Why Durability Matters in Dashcam
You buy a premium dashcam with excellent reviews, sharp 4K footage, and a long list of features. Two years later, it starts randomly shutting down during summer. Or perhaps the footage no longer looks as clear as it once did, with colors appearing slightly faded or yellowed. In some cases, the dashcam simply stops working when it’s needed most. These problems rarely appear on day one. They develop gradually through years of exposure to heat, sunlight, vibration, and continuous operation inside a vehicle.
Dashcam Faces Tougher Conditions Than Most Electronics
A dashcam isn’t like a phone or laptop that lives in a climate-controlled environment and gets put away at night.
A device baked in a July heatwave in Seville and then sitting in -10°C in Warsaw in January is under a level of environmental stress that few consumer electronics ever experience. The result isn’t usually a sudden failure. Instead, years later, drivers may find their dashcam taking longer to start, recording less reliably, or producing footage that no longer looks quite the same as when it was first installed.
Temperature: The Silent Hardware Killer
Dashboard temperatures in direct sunlight can exceed 50°C during summer months. At those temperatures, materials expand, contract, and age faster than they normally would.
Years later, drivers may notice their dashcam taking longer to start, shutting down during hot weather, or occasionally failing to record. In some cases, batteries can swell and plastic housings may begin to deform. Cold weather introduces different stresses, affecting startup reliability and power delivery.

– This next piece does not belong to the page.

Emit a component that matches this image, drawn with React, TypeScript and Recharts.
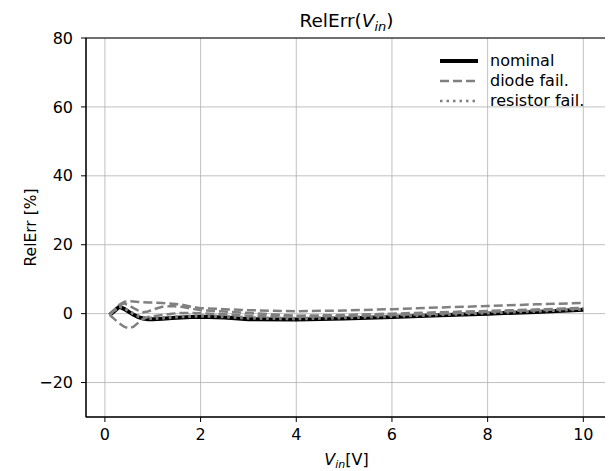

The real challenge isn’t one extreme day, but the repeated cycle of summer heat and winter cold throughout the life of the device.
Sunlight, UV Exposure, and Optical Degradation
Most drivers understand that sunlight heats a vehicle, but UV exposure can also affect materials over time. The same sunlight that fades dashboards and discolours plastic trim can gradually affect certain components inside a dashcam.
The changes are often subtle. Transparent parts may become slightly cloudy or yellowed, while optical components can lose some of their original clarity. As a result, footage that once looked crisp and vibrant may begin to appear softer, less sharp, or less colour-accurate.
Because this process happens gradually, many drivers don’t notice it until they compare newer footage with recordings captured when the camera was first installed.
Constant Vibration and Mechanical Stress
Unlike stationary electronics, a dashcam experiences vibration every time a vehicle is driven. Road surfaces, potholes, engine vibrations, and daily movement place continuous stress on mounts, connectors, housings, and internal components.
A single bump is unlikely to cause problems, but thousands of them over the years can gradually take their toll. Drivers may eventually notice loose mounts, intermittent power connections, unexpected recording interruptions, or a camera that no longer feels as solidly attached as when it was first installed.
While these issues rarely appear overnight, they highlight why mechanical durability is an important part of long-term reliability.
Why Durability Matters
Features and image quality may influence a purchase decision, but long-term reliability shapes the ownership experience. A dashcam that continues to record consistently through years of summer heat, winter cold, sunlight exposure, and daily driving provides value that isn’t always visible on a specification sheet.
After all, the most important recording is rarely the first one. It’s the one captured years later when the evidence is needed most.